## Stated problem
Listed below are entries; give the number of lines among them that include "this", and only that number.
╭─ Supplied information
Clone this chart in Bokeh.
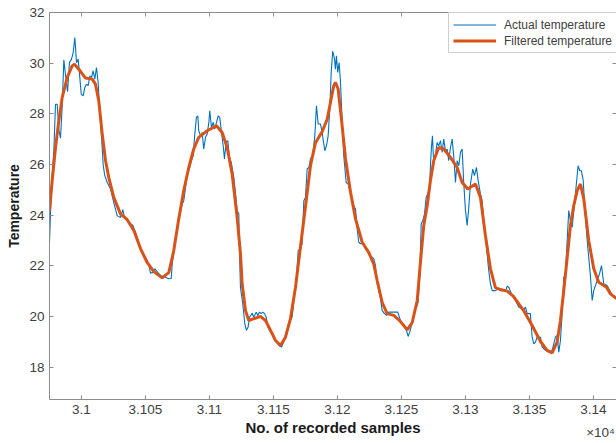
from bokeh.plotting import figure
from bokeh.models import Range1d, LinearAxis, FixedTicker, Legend, LegendItem
from bokeh.embed import file_html
from bokeh.resources import INLINE

# ---- data ----
actual_x = [30975.0, 30975.8, 30977.1, 30978.4, 30979.7, 30981.0, 30982.3, 30983.6, 30984.9, 30986.2,
            30987.5, 30989.1, 30990.6, 30992.2, 30993.5, 30994.8, 30996.1, 30997.4, 30998.7, 30999.8,
            31001.3, 31002.6, 31003.9, 31005.2, 31006.5, 31007.8, 31009.1, 31010.4, 31011.7, 31013.0,
            31014.3, 31015.6, 31017.0, 31018.2, 31020.1, 31022.7, 31025.2, 31027.9, 31030.5, 31032.3,
            31033.6, 31037.0, 31040.1, 31042.7, 31045.3, 31047.7, 31050.0, 31052.6, 31053.9, 31055.5,
            31057.4, 31059.4, 31061.7, 31065.6, 31068.2, 31070.1, 31070.9, 31073.4, 31076.0, 31078.7,
            31079.9, 31081.3, 31082.6, 31084.6, 31085.9, 31087.3, 31088.5, 31089.8, 31090.9, 31091.6,
            31093.0, 31094.3, 31095.5, 31096.9, 31098.2, 31099.5, 31100.2, 31101.6, 31102.9, 31104.1,
            31105.5, 31106.8, 31108.0, 31109.4, 31110.7, 31111.7, 31113.0, 31114.3, 31115.6, 31117.0,
            31119.0, 31120.9, 31121.6, 31122.9, 31123.4, 31124.2, 31126.0, 31127.6, 31128.9, 31130.2,
            31131.3, 31133.4, 31134.6, 31136.5, 31137.7, 31139.1, 31140.4, 31141.6, 31143.0, 31144.3,
            31145.5, 31147.7, 31149.5, 31151.6, 31154.1, 31156.3, 31158.0, 31159.9, 31162.0, 31164.6,
            31165.9, 31167.7, 31169.3, 31171.1, 31172.4, 31173.7, 31175.0, 31176.3, 31177.6, 31178.9,
            31180.7, 31182.3, 31183.6, 31184.9, 31186.7, 31188.0, 31190.1, 31191.4, 31192.7, 31194.0,
            31195.1, 31196.3, 31197.7, 31198.4, 31199.2, 31200.2, 31201.3, 31202.3, 31203.7, 31204.9,
            31206.8, 31208.4, 31209.6, 31210.9, 31212.7, 31214.1, 31215.4, 31216.6, 31218.0, 31220.5,
            31221.9, 31223.2, 31225.0, 31227.1, 31228.4, 31229.7, 31231.0, 31233.6, 31234.9, 31236.7,
            31238.3, 31240.1, 31242.7, 31245.3, 31247.1, 31249.2, 31251.8, 31253.9, 31255.2, 31256.5,
            31258.4, 31259.6, 31261.7, 31263.0, 31264.3, 31265.4, 31266.6, 31268.0, 31269.3, 31270.5,
            31271.9, 31272.7, 31273.4, 31274.2, 31275.2, 31276.6, 31277.9, 31279.1, 31280.5, 31281.8,
            31283.0, 31284.4, 31285.7, 31286.9, 31288.3, 31289.6, 31290.9, 31292.2, 31293.5, 31294.8,
            31296.1, 31297.4, 31298.7, 31300.0, 31301.3, 31302.6, 31303.9, 31305.7, 31307.0, 31308.6,
            31309.9, 31311.7, 31313.0, 31314.3, 31316.4, 31318.2, 31319.5, 31320.9, 31323.4, 31326.0,
            31327.3, 31331.3, 31332.6, 31333.8, 31336.5, 31339.1, 31341.6, 31344.3, 31345.5, 31346.9,
            31348.2, 31350.7, 31352.1, 31353.4, 31354.7, 31356.0, 31358.6, 31359.9, 31362.5, 31365.1,
            31367.7, 31370.3, 31371.6, 31372.9, 31374.2, 31375.5, 31376.8, 31378.1, 31380.7, 31382.0,
            31383.4, 31385.9, 31388.0, 31389.3, 31390.6, 31392.0, 31393.2, 31395.1, 31397.7, 31399.0,
            31400.2, 31402.9, 31404.7, 31406.3, 31408.0, 31410.7, 31413.3, 31415.9, 31417.7]
actual_temp = [22.92, 24.11, 25.56, 26.54, 28.38, 28.38, 27.37, 27.04, 28.28, 30.13,
               29.54, 28.87, 30.02, 30.16, 30.42, 31.01, 30.02, 30.16, 29.42, 28.78,
               28.71, 29.04, 29.17, 29.11, 29.50, 29.43, 29.70, 29.37, 29.83, 29.24,
               28.05, 27.13, 25.95, 25.56, 25.29, 25.03, 24.50, 23.98, 23.91, 24.22,
               23.90, 23.72, 23.59, 23.26, 22.80, 22.52, 22.33, 22.05, 21.71, 21.73,
               21.88, 21.75, 21.62, 21.55, 21.49, 21.50, 22.08, 23.00, 23.78, 24.44,
               24.57, 25.10, 25.62, 25.88, 26.15, 26.35, 27.20, 27.86, 27.92, 27.33,
               27.13, 27.26, 26.61, 27.07, 27.20, 27.66, 28.12, 27.46, 27.66, 27.40,
               27.66, 27.92, 27.86, 27.26, 26.74, 26.22, 26.87, 26.94, 26.28, 26.08,
               25.49, 24.57, 24.18, 24.05, 22.60, 21.15, 20.50, 19.71, 19.45, 19.58,
               19.97, 20.13, 19.97, 20.17, 20.04, 20.17, 20.11, 20.17, 20.11, 19.97,
               19.58, 19.38, 19.25, 19.05, 18.86, 18.79, 18.99, 19.38, 19.71, 19.97,
               20.63, 21.29, 22.60, 22.67, 22.87, 24.57, 24.70, 25.82, 25.88, 26.22,
               26.35, 27.13, 28.32, 27.60, 27.60, 27.26, 26.54, 26.74, 27.13, 28.19,
               29.63, 30.48, 30.16, 29.76, 30.29, 29.63, 30.02, 29.30, 27.66, 26.35,
               25.29, 25.23, 24.97, 24.77, 24.37, 24.24, 23.46, 22.93, 22.87, 22.87,
               22.67, 22.60, 22.40, 22.34, 22.27, 22.01, 21.30, 20.71, 20.24, 20.11,
               20.04, 20.17, 20.17, 20.17, 20.17, 19.84, 19.64, 19.45, 19.21, 19.38,
               19.77, 20.11, 20.37, 20.56, 21.68, 23.65, 23.78, 24.05, 24.70, 24.84,
               25.10, 26.02, 26.67, 27.13, 26.02, 26.41, 26.87, 26.74, 26.94, 26.48,
               27.00, 26.54, 26.61, 26.15, 26.67, 27.00, 26.28, 25.29, 26.15, 25.95,
               26.48, 26.61, 25.23, 24.18, 23.59, 24.31, 25.23, 25.82, 25.56, 25.88,
               25.36, 24.84, 24.57, 23.78, 22.73, 21.81, 21.29, 21.02, 21.02, 21.09,
               21.02, 21.02, 21.19, 21.15, 20.83, 20.63, 20.37, 20.30, 20.24, 20.37,
               20.11, 20.11, 19.18, 18.92, 18.99, 19.18, 19.18, 18.79, 18.66, 18.59,
               18.66, 19.18, 19.25, 18.59, 19.05, 20.11, 21.55, 21.68, 24.18, 23.78,
               23.52, 24.84, 25.95, 25.75, 25.75, 25.36, 24.31, 23.00, 21.55, 20.63,
               21.02, 21.42, 21.68, 22.01, 21.29, 21.22, 20.96, 20.76, 20.70]

filtered_x = [30975.0, 30977.1, 30979.7, 30982.3, 30984.9, 30988.8, 30992.7, 30994.5, 30997.9, 31003.1,
              31008.4, 31010.9, 31013.5, 31016.2, 31018.8, 31021.3, 31025.2, 31030.5, 31035.7, 31040.9,
              31046.1, 31051.3, 31056.5, 31063.0, 31068.2, 31072.1, 31076.0, 31079.9, 31083.8, 31087.7,
              31091.6, 31098.2, 31105.5, 31109.9, 31113.8, 31117.7, 31121.6, 31124.2, 31125.5, 31128.1,
              31130.7, 31134.6, 31139.8, 31143.8, 31147.7, 31151.6, 31155.5, 31159.4, 31163.3, 31167.2,
              31171.1, 31175.0, 31178.9, 31182.8, 31188.0, 31192.0, 31194.5, 31197.1, 31198.4, 31200.5,
              31203.1, 31206.3, 31210.2, 31214.1, 31219.3, 31224.5, 31228.4, 31231.0, 31234.9, 31238.8,
              31244.0, 31249.2, 31254.5, 31258.4, 31262.3, 31264.8, 31267.4, 31270.1, 31272.6, 31275.2,
              31279.1, 31283.0, 31288.3, 31293.5, 31297.4, 31301.8, 31307.8, 31311.7, 31315.6, 31319.5,
              31323.4, 31327.3, 31332.6, 31337.5, 31345.3, 31352.1, 31358.6, 31363.8, 31367.7, 31371.6,
              31374.2, 31376.8, 31379.5, 31382.0, 31384.6, 31387.3, 31389.8, 31392.4, 31396.3, 31400.2,
              31404.1, 31410.2, 31413.3, 31418.0]
filtered_temp = [24.18, 25.36, 26.67, 27.73, 28.64, 29.43, 29.89, 29.96, 29.76, 29.41,
                 29.37, 29.17, 28.51, 27.20, 26.15, 25.49, 24.70, 24.05, 23.82, 23.39,
                 22.68, 22.13, 21.77, 21.52, 21.73, 22.60, 23.86, 24.97, 25.88, 26.61,
                 27.07, 27.33, 27.53, 27.26, 26.67, 25.62, 23.91, 22.48, 21.30, 20.24,
                 19.84, 19.91, 20.00, 19.84, 19.45, 19.05, 18.86, 19.18, 19.92, 21.15,
                 22.76, 24.34, 25.95, 26.86, 27.29, 27.79, 28.45, 29.11, 29.24, 28.98,
                 27.79, 26.22, 24.90, 23.85, 22.93, 22.52, 22.05, 21.42, 20.56, 20.11,
                 20.04, 19.80, 19.47, 19.76, 20.63, 22.13, 23.59, 24.37, 25.36, 26.15,
                 26.67, 26.61, 26.28, 25.88, 25.29, 25.03, 25.23, 24.70, 23.19, 21.89,
                 21.14, 21.06, 21.00, 20.79, 20.24, 19.64, 19.01, 18.66, 18.56, 18.99,
                 19.84, 21.02, 22.33, 23.59, 24.37, 24.97, 25.23, 24.65, 23.00, 21.89,
                 21.35, 21.15, 20.89, 20.71]

x_ticks = [31000, 31050, 31100, 31150, 31200, 31250, 31300, 31350, 31400]
x_tick_labels = ["3.1", "3.105", "3.11", "3.115", "3.12", "3.125", "3.13", "3.135", "3.14"]
y_ticks = [18, 20, 22, 24, 26, 28, 30, 32]
series_names = ["Actual temperature", "Filtered temperature"]
exponent_label = "\u00d710\u2074"
exponent_pos = 31405.5

# ---- style ----
FONT = "Liberation Sans"
AX = "#8c8c8c"
TXT = "#404040"
BLUE = "#0072BD"
ORANGE = "#D95319"

p = figure(width=616, height=443,
           x_range=Range1d(30975, 31418), y_range=Range1d(16.72, 32),
           output_backend="svg", toolbar_location=None,
           min_border_left=49, min_border_right=0, min_border_top=12, min_border_bottom=44)
p.background_fill_color = "white"
p.border_fill_color = "white"
p.outline_line_color = None
p.xgrid.visible = False
p.ygrid.visible = False


def style(ax):
    ax.axis_line_color = AX
    ax.major_tick_line_color = AX
    ax.major_tick_in = 4
    ax.major_tick_out = 0
    ax.minor_tick_line_color = None
    ax.major_label_text_font = FONT
    ax.major_label_text_font_size = "13.5px"
    ax.major_label_text_color = TXT
    ax.axis_label_text_font = FONT
    ax.axis_label_text_font_style = "bold"
    ax.axis_label_text_color = "#1a1a1a"


xa = p.xaxis[0]
xa.ticker = FixedTicker(ticks=x_ticks)
xa.major_label_overrides = {t: s for t, s in zip(x_ticks, x_tick_labels)}
xa.axis_label = "No. of recorded samples"
style(xa)
xa.axis_label_text_font_size = "15px"
xa.major_label_standoff = 5
xa.axis_label_standoff = 2

ya = p.yaxis[0]
ya.ticker = FixedTicker(ticks=y_ticks)
ya.axis_label = "Temperature"
style(ya)
ya.axis_label_text_font_size = "14px"
ya.major_label_standoff = 5
ya.axis_label_standoff = 4


def tick_only(ax, ticks, line):
    ax.ticker = FixedTicker(ticks=[], minor_ticks=ticks)
    ax.axis_line_color = AX if line else None
    ax.major_tick_line_color = None
    ax.minor_tick_line_color = AX
    ax.minor_tick_in = 4
    ax.minor_tick_out = 0
    ax.major_label_standoff = 0


top = LinearAxis()
tick_only(top, x_ticks, True)
p.add_layout(top, "above")

right = LinearAxis()
tick_only(right, y_ticks, False)
p.add_layout(right, "right")

# exponent marker of the x axis (x 10^4), drawn as a tick label of a line-less axis
exp_axis = LinearAxis(ticker=FixedTicker(ticks=[exponent_pos]),
                      major_label_overrides={exponent_pos: exponent_label})
exp_axis.axis_line_color = None
exp_axis.major_tick_line_color = None
exp_axis.minor_tick_line_color = None
exp_axis.major_label_text_font = FONT
exp_axis.major_label_text_font_size = "13.5px"
exp_axis.major_label_text_color = TXT
exp_axis.major_label_standoff = -20
p.add_layout(exp_axis, "below")

r1 = p.line(actual_x, actual_temp, line_color=BLUE, line_width=1.1)
r2 = p.line(filtered_x, filtered_temp, line_color=ORANGE, line_width=3)

legend = Legend(items=[LegendItem(label=series_names[0], renderers=[r1]),
                       LegendItem(label=series_names[1], renderers=[r2])],
                location=(399, 346))
legend.label_text_font = FONT
legend.label_text_font_size = "12px"
legend.label_text_color = TXT
legend.padding = 4
legend.spacing = 1
legend.label_height = 15
legend.glyph_height = 15
legend.glyph_width = 43
legend.label_standoff = 8
legend.margin = 0
legend.border_line_color = "#a0a0a0"
legend.border_line_width = 1
legend.background_fill_color = "white"
legend.background_fill_alpha = 1
p.add_layout(legend)

open("out.html", "w").write(file_html(p, INLINE))
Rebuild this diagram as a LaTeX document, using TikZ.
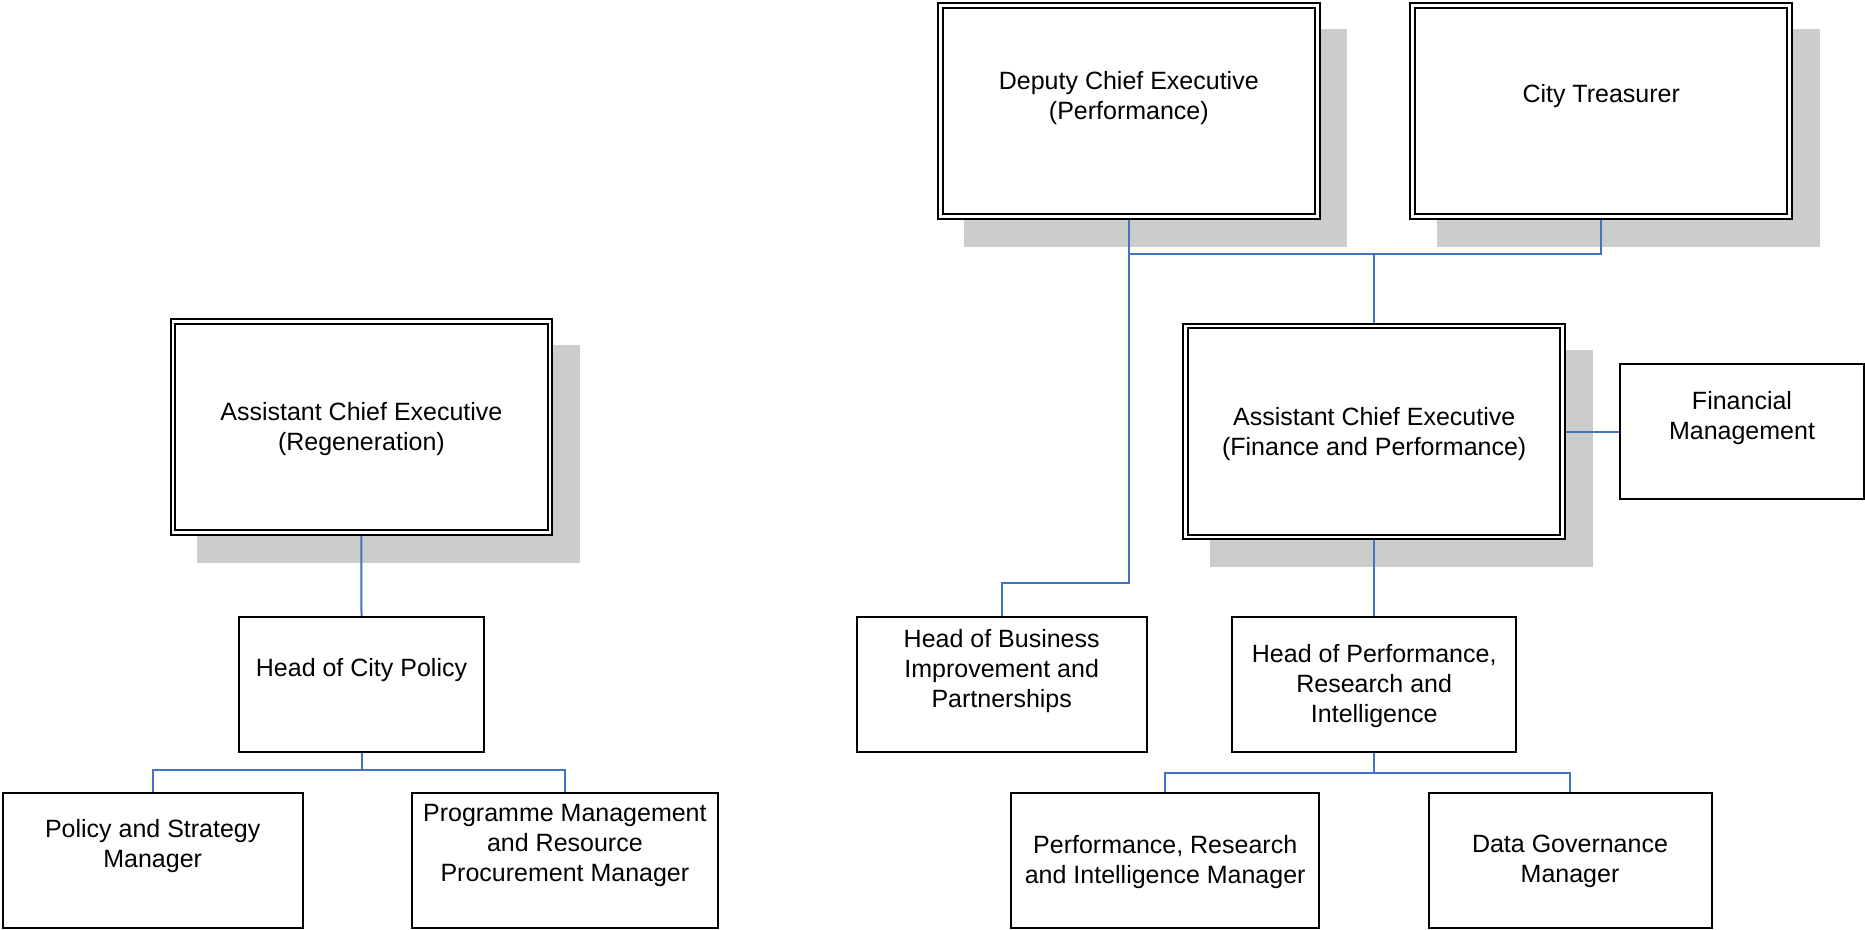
\documentclass[tikz,border=0pt]{standalone}
\usepackage{fontspec}
\setmainfont{Liberation Sans}
\pgfdeclarelayer{shadow}
\pgfdeclarelayer{links}
\pgfsetlayers{shadow,links,main}
\definecolor{linkblue}{RGB}{68,114,196}
\definecolor{shadowgray}{RGB}{204,204,204}
\tikzset{
  dbox/.style={draw=black, line width=1.9pt, double=white, double distance=2.7pt,
    fill=white, inner sep=0pt, outer sep=0pt,
    minimum width=377pt, minimum height=211pt},
  sbox/.style={draw=black, line width=2pt, fill=white, inner sep=0pt, outer sep=0pt},
  txt/.style={align=center, inner sep=0pt, anchor=north,
    font=\fontsize{25pt}{30pt}\selectfont},
  link/.style={draw=linkblue, line width=2pt},
  shadowfill/.style={fill=shadowgray}
}
\begin{document}
\begin{tikzpicture}[x=1pt, y=-1pt]
\useasboundingbox (0,0) rectangle (1865,929);

% executive boxes (double border)
\node[dbox] (dce)  at (1128.8,111) {};
\node[dbox] (ct)   at (1601.2,111) {};
\node[dbox] (acer) at (361.4,427) {};
\node[dbox] (acef) at (1374.2,431.5) {};

% single-border boxes
\node[sbox, minimum width=244pt, minimum height=135pt] (fm)    at (1742,431.5) {};
\node[sbox, minimum width=290pt, minimum height=135pt] (hbi)   at (1001.7,684.3) {};
\node[sbox, minimum width=284pt, minimum height=135pt] (hpri)  at (1374.2,684.3) {};
\node[sbox, minimum width=245pt, minimum height=135pt] (hcp)   at (361.5,684.3) {};
\node[sbox, minimum width=300pt, minimum height=135pt] (psm)   at (152.7,860) {};
\node[sbox, minimum width=306pt, minimum height=135pt] (pmrpm) at (564.9,860) {};
\node[sbox, minimum width=308pt, minimum height=135pt] (prim)  at (1165.2,860) {};
\node[sbox, minimum width=283pt, minimum height=135pt] (dgm)   at (1570,860) {};

% labels
\node[txt] (dce-t)   at (1128.8,71.3) {Deputy Chief Executive\\(Performance)};
\node[txt] (ct-t)    at (1601.2,83.7) {City Treasurer};
\node[txt] (acer-t)  at (361.4,402) {Assistant Chief Executive\\(Regeneration)};
\node[txt] (acef-t)  at (1374.2,407) {Assistant Chief Executive\\(Finance and Performance)};
\node[txt] (fm-t)    at (1742,391.3) {Financial\\Management};
\node[txt] (hbi-t)   at (1001.7,629) {Head of Business\\Improvement and\\Partnerships};
\node[txt] (hpri-t)  at (1374.2,644) {Head of Performance,\\Research and\\Intelligence};
\node[txt] (hcp-t)   at (361.5,658) {Head of City Policy};
\node[txt] (psm-t)   at (152.7,819.3) {Policy and Strategy\\Manager};
\node[txt] (pmrpm-t) at (564.9,803.7) {Programme Management\\and Resource\\Procurement Manager};
\node[txt] (prim-t)  at (1165.2,835) {Performance, Research\\and Intelligence Manager};
\node[txt] (dgm-t)   at (1570,835) {Data Governance\\Manager};

% drop shadows behind the executive boxes
\begin{pgfonlayer}{shadow}
\foreach \b in {dce,ct,acer,acef}
  \fill[shadowfill] ([shift={(23.9,23.9)}]\b.north west) rectangle ([shift={(30.1,30.1)}]\b.south east);
\end{pgfonlayer}

% reporting lines
\coordinate (topbus) at (0,254);
\coordinate (elbow)  at (0,582.7);
\coordinate (cpbus)  at (0,770);
\coordinate (prbus)  at (0,773.3);
\begin{pgfonlayer}{links}
\draw[link] (dce.south) |- (ct.south |- topbus) -- (ct.south);
\draw[link] (acef.north) -- (acef.north |- topbus);
\draw[link] (dce.south) -- (dce.south |- elbow) -| (hbi.north);
\draw[link] (acef.east) -- (acef.east -| fm.west);
\draw[link] (acef.south) -- (hpri.north);
\draw[link] (hpri.south) -- (hpri.south |- prbus);
\draw[link] (prim.north) |- (dgm.north |- prbus) -- (dgm.north);
\draw[link] (acer.south) -- (hcp.north);
\draw[link] (hcp.south) -- (hcp.south |- cpbus);
\draw[link] (psm.north) |- (pmrpm.north |- cpbus) -- (pmrpm.north);
\end{pgfonlayer}
\end{tikzpicture}
\end{document}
╰─
## Response
2